Beads and Shoes, Making Twos: Extending Number Sense is one of eight units in the Contexts for Learning Mathematics’ Investigating Number Sense, Addition, and Subtraction (K–3) 
 
This unit begins with the context of walking in line—two lines of children holding hands. The context encourages children to explore doubles while also strengthening their understanding of one-to-one correspondence. As the unit progresses, children explore containers that could hold doubles (such as egg cartons, English muffin packages, and juice boxes). Then the context shifts to an examination of pairs of shoes for varying numbers of people.
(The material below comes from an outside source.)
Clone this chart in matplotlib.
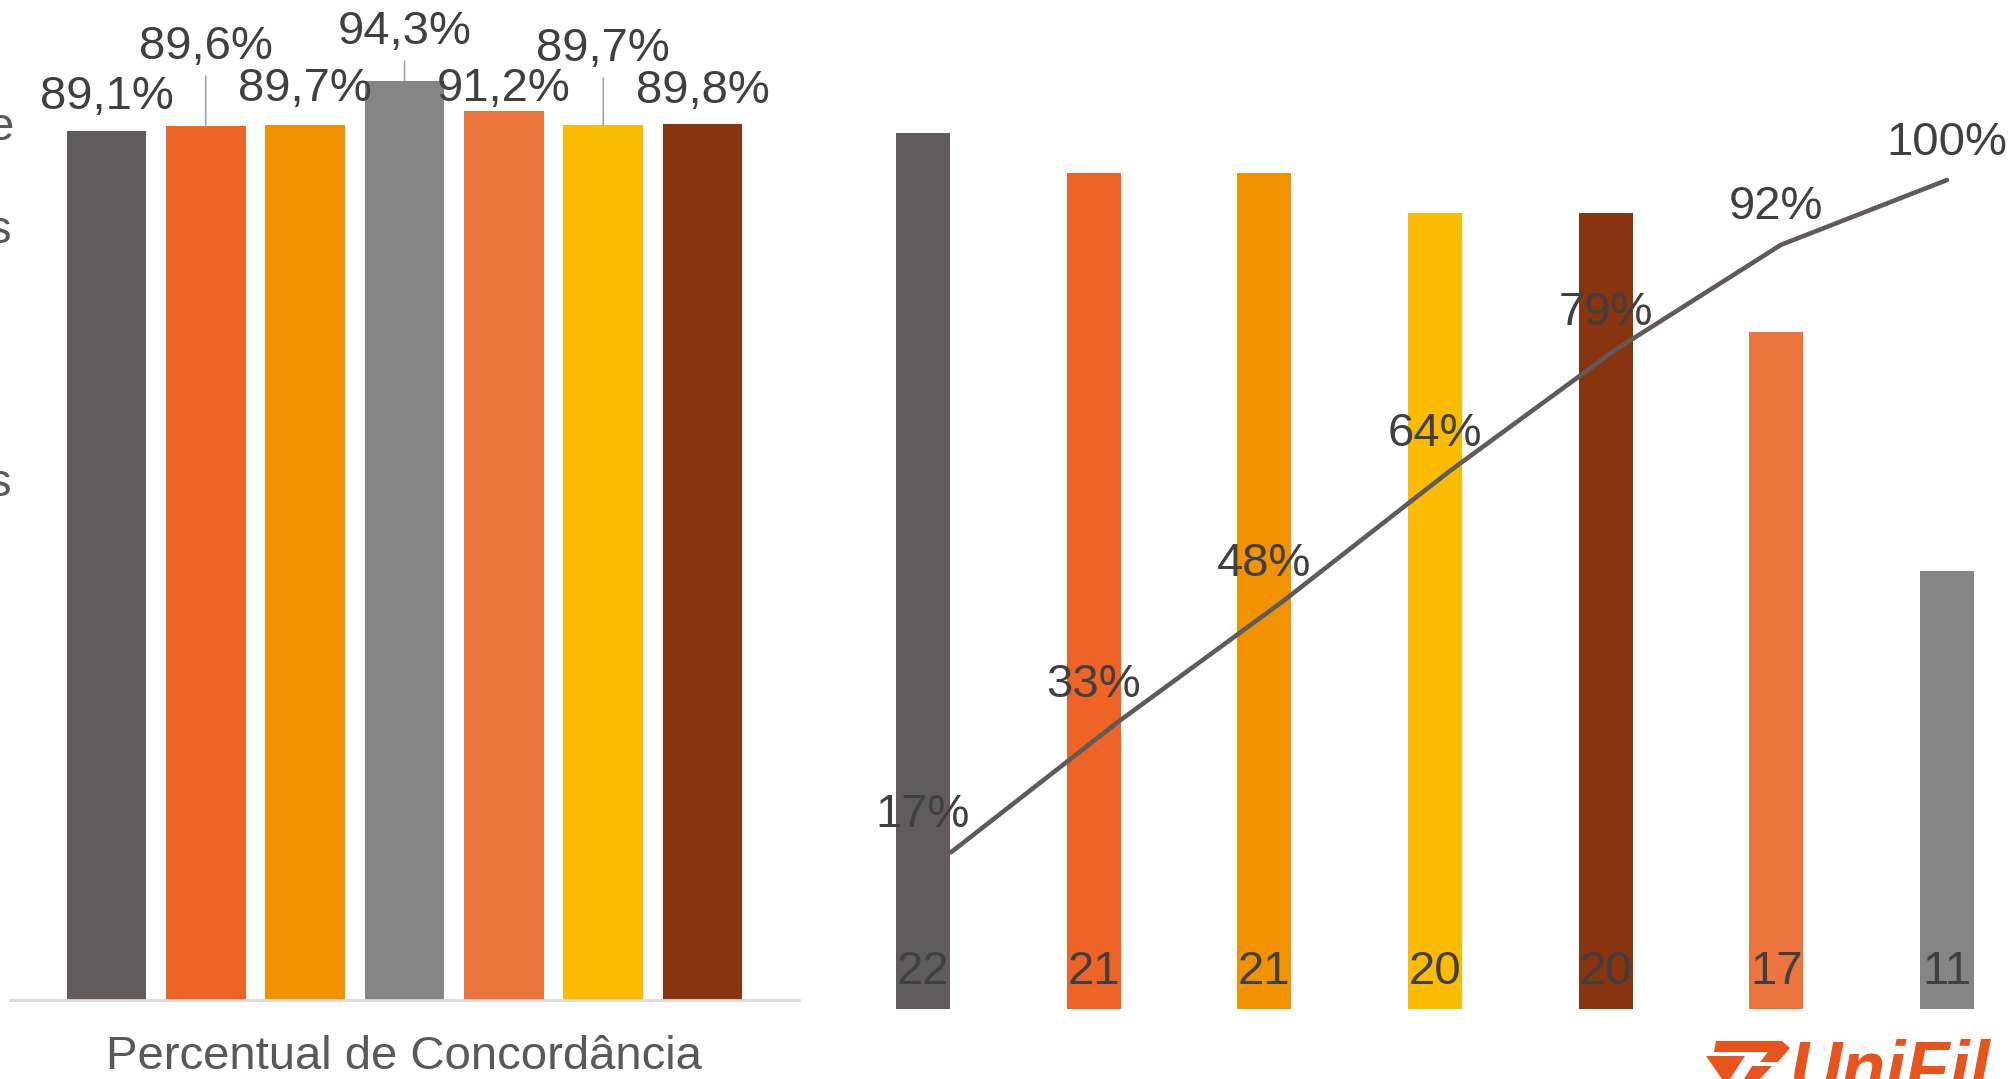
import matplotlib.pyplot as plt
from matplotlib.patches import Polygon

# left chart: agreement percentage per item
agree_pct = [89.1, 89.6, 89.7, 94.3, 91.2, 89.7, 89.8]
agree_colors = ["#615c5a", "#ee6427", "#f29200", "#858585", "#ec743d", "#fbbc00", "#87340f"]

# right chart: counts with cumulative percentage line
counts = [22, 21, 21, 20, 20, 17, 11]
cum_pct = [17, 33, 48, 64, 79, 92, 100]
count_colors = ["#615c5a", "#ee6427", "#f29200", "#fbbc00", "#87340f", "#ec743d", "#858585"]

W, H = 2013, 1079
FONT = "Liberation Sans"
TXT = "#404040"

plt.rcParams["font.family"] = [FONT, "DejaVu Sans"]

fig = plt.figure(figsize=(W / 100, H / 100), dpi=100)


def px_axes(x0, y_top, x1, y_bottom):
    return fig.add_axes([x0 / W, (H - y_bottom) / H, (x1 - x0) / W, (y_bottom - y_top) / H])


# ---- left chart
ax = px_axes(10, 25, 799, 1000)
xs = list(range(len(agree_pct)))
ax.bar(xs, [v / 100 for v in agree_pct], width=0.8, color=agree_colors, zorder=2)
ax.set_xlim(-0.97, 6.97)
ax.set_ylim(0, 1)
for s in ["top", "right", "left"]:
    ax.spines[s].set_visible(False)
ax.spines["bottom"].set_color("#d9d9d9")
ax.spines["bottom"].set_linewidth(2)
ax.set_xticks([])
ax.set_yticks([])

# label offsets (points above bar top); some raised with leader lines
label_offsets = [25, 57, 26, 35, 16, 55, 24]
leader = [False, True, False, True, False, True, False]
for i, v in enumerate(agree_pct):
    txt = f"{v:.1f}%".replace(".", ",")
    kw = {}
    if leader[i]:
        kw["arrowprops"] = dict(arrowstyle="-", color="#a6a6a6", lw=1.2,
                                shrinkA=3, shrinkB=0)
    ax.annotate(txt, xy=(i, v / 100), xytext=(0, label_offsets[i]),
                textcoords="offset points", ha="center", va="center",
                fontsize=34, color=TXT, zorder=3, **kw)

fig.text(404 / W, (H - 1057) / H, "Percentual de Concordância", ha="center",
         va="center", fontsize=34, color="#595959")

# cut-off letters at the left edge (remains of a wider slide)
for letter, ypx in [("e", 128), ("s", 231), ("s", 484)]:
    fig.text(-12 / W, (H - ypx) / H, letter, ha="left", va="center",
             fontsize=34, color="#595959")

# ---- right chart
ax2 = px_axes(838, 100, 2013, 1009)
xs2 = list(range(len(counts)))
ax2.bar(xs2, counts, width=0.316, color=count_colors, zorder=2)
ax2.set_xlim(-0.498, 6.386)
ax2.set_ylim(0, 22.84)
ax2.axis("off")
for i, c in enumerate(counts):
    ax2.annotate(str(c), xy=(i, 0), xytext=(0, 27), textcoords="offset points",
                 ha="center", va="center", fontsize=34, color=TXT, zorder=4)

# cumulative line sits on its own (secondary) x and y axes
ax3 = px_axes(838, 100, 2013, 1009)
ax3.set_xlim(-0.681, 6.398)
ax3.set_ylim(-0.0235, 1.0988)
ax3.axis("off")
ax3.plot(xs2, [p / 100 for p in cum_pct], color="#605b59", lw=3.3,
         solid_capstyle="round", solid_joinstyle="round", zorder=3)

# percentage labels centred over the bars, above the line level
for i, p in enumerate(cum_pct):
    yl = ax2.transData.inverted().transform(ax3.transData.transform((0, p / 100)))[1]
    ax2.annotate(f"{p}%", xy=(i, yl), xytext=(0, 27), textcoords="offset points",
                 ha="center", va="center", fontsize=34, color=TXT, zorder=5,
                 annotation_clip=False)

# ---- logo (partially cut off at the bottom)
LOGO = "#e8531e"
fig.text(1790 / W, (H - 1092) / H, "UniFil", ha="left", va="baseline",
         fontsize=52, fontweight="bold", fontstyle="italic", color=LOGO, family=FONT)


def fig_poly(pts):
    return Polygon([(x / W, (H - y) / H) for x, y in pts], closed=True,
                   transform=fig.transFigure, facecolor=LOGO, edgecolor="none")


fig.patches.append(fig_poly([(1716, 1041), (1782, 1041), (1790, 1048), (1778, 1062),
                             (1760, 1062), (1768, 1052), (1714, 1052)]))
fig.patches.append(fig_poly([(1706, 1056), (1745, 1056), (1730, 1079), (1722, 1079)]))
fig.patches.append(fig_poly([(1752, 1066), (1772, 1066), (1760, 1079), (1744, 1079)]))

fig.savefig("out.png", dpi=100)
As children investigate these situations, they explore both pairing and doubling—for instance, how six pairs of shoes can also be seen as six right shoes plus six left shoes (six sets of two or two sets of six). Later children work with larger numbers and the terminology of odds and evens is introduced.
 
In the second week, the story Grandma’s Necklaces is used to develop a context for several investigations related to patterns made with two colors. The first necklace (one blue/one green repeating) can only be made with an even number of objects, because the unit that repeats has two objects. The second necklace (five blue/five green repeating) and the third necklace (three blue/three green repeating) challenge children to see a group of objects doubled as the unit that repeats.
 
Minilessons in the unit are crafted to support the automatizing of doubles and their use in solving near doubles—for example, using 6 + 6 to solve 6 + 7, or 10 + 10 to solve 9 + 10. Quick images and the arithmetic rack are both used with strings of related problems. The unit also includes the Shoe Game. This game can be played throughout the year for further support in developing the use of doubles as an addition strategy.